- **Records supplied**:
>> begin

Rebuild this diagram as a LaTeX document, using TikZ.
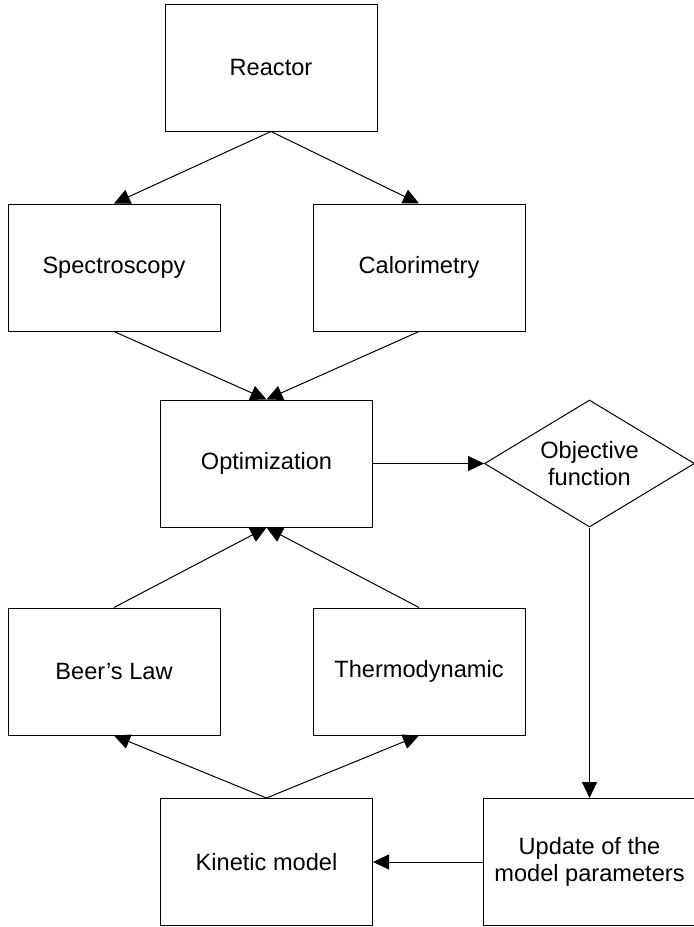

>> end
>> begin

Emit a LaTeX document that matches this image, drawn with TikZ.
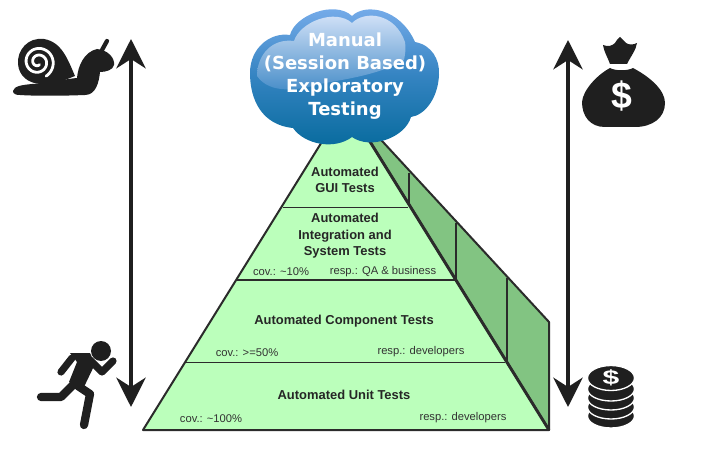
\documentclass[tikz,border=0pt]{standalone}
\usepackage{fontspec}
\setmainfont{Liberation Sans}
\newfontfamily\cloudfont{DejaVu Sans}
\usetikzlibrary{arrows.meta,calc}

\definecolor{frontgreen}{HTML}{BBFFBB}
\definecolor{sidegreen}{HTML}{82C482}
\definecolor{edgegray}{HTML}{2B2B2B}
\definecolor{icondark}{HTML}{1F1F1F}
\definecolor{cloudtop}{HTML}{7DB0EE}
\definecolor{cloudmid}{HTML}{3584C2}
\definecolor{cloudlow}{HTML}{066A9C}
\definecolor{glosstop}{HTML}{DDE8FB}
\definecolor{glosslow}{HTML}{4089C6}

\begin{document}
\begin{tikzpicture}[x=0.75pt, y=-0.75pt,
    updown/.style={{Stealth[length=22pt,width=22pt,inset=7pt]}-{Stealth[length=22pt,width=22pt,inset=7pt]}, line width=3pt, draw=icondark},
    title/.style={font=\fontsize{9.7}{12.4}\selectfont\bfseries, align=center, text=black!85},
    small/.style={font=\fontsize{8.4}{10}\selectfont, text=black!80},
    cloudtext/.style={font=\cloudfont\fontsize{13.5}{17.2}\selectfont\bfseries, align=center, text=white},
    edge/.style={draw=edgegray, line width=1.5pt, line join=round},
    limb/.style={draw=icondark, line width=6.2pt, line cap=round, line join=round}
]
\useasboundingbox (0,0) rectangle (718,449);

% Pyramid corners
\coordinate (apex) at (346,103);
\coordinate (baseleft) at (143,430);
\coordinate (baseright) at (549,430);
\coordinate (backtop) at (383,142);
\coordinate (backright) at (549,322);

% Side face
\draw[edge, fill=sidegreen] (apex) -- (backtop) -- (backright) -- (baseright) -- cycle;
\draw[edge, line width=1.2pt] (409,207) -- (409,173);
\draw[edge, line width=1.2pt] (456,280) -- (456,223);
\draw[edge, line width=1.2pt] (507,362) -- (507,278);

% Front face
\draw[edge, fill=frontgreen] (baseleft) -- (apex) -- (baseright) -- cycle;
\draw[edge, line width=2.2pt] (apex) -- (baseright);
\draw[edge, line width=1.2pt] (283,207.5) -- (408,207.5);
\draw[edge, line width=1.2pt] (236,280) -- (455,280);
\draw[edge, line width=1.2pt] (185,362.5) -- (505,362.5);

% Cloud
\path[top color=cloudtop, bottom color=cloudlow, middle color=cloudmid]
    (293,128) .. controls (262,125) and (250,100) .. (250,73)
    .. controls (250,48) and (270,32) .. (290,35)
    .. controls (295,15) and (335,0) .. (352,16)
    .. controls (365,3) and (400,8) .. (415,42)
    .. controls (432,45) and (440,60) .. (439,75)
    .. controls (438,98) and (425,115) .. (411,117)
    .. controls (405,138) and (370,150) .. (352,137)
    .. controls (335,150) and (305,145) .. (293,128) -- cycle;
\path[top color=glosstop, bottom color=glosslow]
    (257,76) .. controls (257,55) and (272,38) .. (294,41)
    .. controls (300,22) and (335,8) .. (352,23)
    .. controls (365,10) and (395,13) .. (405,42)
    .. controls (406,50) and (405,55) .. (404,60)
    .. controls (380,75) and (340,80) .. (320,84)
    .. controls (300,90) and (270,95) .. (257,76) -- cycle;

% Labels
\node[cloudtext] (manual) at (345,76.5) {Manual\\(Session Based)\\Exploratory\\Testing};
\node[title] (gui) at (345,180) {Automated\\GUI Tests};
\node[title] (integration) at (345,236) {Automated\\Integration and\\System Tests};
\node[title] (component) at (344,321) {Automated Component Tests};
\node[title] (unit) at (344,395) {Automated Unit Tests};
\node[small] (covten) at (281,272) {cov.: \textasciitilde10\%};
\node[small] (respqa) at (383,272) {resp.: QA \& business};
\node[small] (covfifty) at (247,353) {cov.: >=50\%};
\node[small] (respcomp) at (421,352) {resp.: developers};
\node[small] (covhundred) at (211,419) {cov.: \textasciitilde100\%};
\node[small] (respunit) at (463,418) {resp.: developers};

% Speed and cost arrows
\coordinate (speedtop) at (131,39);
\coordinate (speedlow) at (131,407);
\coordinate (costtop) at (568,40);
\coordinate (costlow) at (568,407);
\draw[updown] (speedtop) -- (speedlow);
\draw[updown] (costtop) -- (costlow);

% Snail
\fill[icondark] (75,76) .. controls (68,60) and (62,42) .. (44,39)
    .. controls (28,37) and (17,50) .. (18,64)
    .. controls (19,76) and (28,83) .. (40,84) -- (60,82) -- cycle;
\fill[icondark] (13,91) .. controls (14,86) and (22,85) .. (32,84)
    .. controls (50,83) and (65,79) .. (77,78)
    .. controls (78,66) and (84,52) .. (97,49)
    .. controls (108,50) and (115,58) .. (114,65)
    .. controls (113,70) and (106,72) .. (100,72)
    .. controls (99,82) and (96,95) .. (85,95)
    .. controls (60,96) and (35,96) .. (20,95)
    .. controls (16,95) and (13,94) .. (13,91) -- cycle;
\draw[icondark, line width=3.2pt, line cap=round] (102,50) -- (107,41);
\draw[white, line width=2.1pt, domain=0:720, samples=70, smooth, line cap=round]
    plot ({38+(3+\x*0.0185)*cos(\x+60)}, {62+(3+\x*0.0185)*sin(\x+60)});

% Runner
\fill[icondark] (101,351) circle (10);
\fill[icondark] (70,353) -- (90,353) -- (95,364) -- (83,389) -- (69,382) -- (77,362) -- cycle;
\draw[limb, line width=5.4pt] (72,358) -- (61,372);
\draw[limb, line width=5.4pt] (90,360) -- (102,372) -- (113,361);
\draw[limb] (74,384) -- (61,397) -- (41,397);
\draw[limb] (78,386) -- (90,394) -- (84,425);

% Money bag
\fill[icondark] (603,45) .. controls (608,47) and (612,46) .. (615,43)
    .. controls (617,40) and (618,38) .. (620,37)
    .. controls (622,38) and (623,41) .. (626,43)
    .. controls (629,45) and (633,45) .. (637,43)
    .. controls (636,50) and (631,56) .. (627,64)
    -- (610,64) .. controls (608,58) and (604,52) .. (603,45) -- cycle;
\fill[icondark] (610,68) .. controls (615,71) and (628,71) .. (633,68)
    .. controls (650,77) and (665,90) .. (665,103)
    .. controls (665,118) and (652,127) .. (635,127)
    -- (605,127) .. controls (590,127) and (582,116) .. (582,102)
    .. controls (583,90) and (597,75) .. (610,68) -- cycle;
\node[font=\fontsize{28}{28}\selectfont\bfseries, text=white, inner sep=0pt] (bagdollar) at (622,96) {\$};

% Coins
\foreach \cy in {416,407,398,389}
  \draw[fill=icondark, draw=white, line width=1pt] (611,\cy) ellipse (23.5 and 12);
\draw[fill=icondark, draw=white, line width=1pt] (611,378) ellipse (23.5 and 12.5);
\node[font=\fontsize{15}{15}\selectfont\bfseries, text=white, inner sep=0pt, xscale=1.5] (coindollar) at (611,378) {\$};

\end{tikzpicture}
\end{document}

>> end
>> begin

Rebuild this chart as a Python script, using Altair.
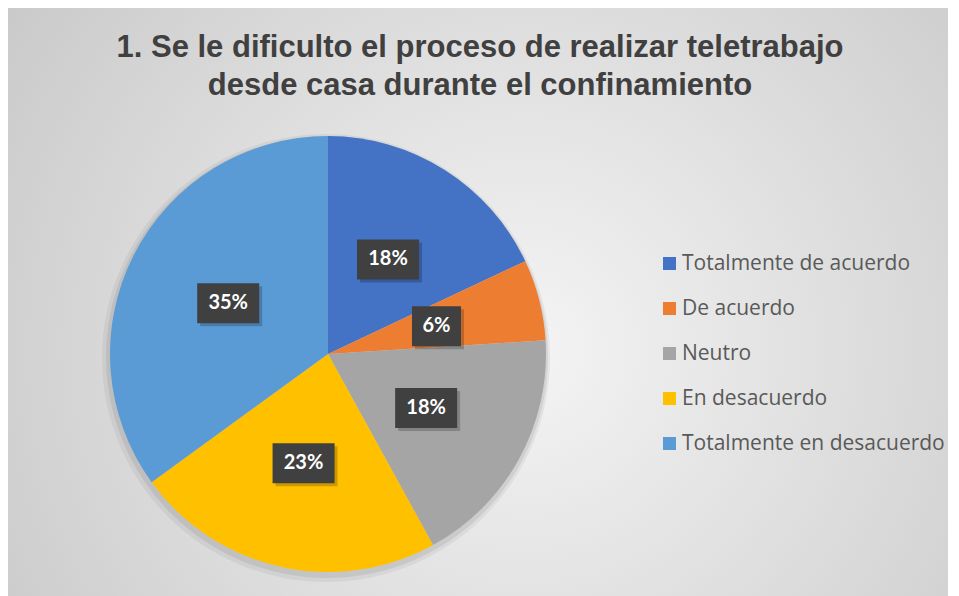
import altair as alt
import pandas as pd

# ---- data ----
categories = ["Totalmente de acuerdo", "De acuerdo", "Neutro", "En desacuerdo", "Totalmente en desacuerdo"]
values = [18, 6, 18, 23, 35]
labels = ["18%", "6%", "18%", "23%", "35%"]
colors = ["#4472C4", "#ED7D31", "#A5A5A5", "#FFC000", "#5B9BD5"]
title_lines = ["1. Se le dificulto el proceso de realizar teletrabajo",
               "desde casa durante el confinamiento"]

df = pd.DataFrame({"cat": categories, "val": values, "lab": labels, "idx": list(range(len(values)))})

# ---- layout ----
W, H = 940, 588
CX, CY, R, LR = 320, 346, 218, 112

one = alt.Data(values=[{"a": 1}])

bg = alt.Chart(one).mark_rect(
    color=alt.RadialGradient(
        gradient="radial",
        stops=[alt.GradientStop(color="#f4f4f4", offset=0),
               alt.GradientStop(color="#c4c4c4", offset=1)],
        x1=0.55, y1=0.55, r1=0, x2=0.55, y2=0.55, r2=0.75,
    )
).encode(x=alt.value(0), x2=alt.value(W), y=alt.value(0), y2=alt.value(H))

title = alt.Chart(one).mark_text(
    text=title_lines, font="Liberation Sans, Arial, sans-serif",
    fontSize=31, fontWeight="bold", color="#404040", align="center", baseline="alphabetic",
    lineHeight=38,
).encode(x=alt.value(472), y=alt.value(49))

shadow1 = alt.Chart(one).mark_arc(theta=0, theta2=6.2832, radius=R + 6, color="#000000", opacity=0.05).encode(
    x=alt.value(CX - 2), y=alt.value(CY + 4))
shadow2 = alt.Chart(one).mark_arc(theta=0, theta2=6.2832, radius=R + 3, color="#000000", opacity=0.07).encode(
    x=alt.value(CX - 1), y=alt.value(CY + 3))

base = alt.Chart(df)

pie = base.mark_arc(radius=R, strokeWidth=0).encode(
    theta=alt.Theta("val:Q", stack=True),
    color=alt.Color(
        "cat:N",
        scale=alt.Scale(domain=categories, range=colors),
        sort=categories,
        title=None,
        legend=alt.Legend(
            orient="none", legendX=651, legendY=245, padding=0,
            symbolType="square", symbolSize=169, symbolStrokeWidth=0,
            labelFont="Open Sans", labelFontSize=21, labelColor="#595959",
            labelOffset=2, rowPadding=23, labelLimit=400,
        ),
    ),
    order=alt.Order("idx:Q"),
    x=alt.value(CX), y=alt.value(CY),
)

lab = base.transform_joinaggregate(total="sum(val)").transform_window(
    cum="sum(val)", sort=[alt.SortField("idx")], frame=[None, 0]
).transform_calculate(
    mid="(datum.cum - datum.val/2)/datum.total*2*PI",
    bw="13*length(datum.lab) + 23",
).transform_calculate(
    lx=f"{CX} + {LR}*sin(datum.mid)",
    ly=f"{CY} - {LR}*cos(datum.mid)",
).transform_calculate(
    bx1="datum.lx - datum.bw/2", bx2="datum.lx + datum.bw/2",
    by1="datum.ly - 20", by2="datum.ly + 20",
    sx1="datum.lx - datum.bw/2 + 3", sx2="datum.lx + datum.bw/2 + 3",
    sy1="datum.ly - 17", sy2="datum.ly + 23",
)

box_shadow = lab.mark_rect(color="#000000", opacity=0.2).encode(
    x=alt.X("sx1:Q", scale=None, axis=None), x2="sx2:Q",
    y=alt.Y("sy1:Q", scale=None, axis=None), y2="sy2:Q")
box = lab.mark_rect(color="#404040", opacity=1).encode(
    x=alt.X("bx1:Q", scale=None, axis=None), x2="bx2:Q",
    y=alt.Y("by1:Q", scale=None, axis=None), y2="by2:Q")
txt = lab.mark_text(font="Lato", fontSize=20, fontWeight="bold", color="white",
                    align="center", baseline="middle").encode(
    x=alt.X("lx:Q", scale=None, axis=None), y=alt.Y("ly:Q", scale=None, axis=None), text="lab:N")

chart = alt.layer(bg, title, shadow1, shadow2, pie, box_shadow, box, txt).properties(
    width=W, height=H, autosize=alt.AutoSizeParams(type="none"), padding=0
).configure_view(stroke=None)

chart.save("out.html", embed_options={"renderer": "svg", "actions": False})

>> end

- **Goal**:
What is the number of lines in the data that hold the word "LaTeX"? Reply with that number and nothing else.

- **Response to the exercise**:
2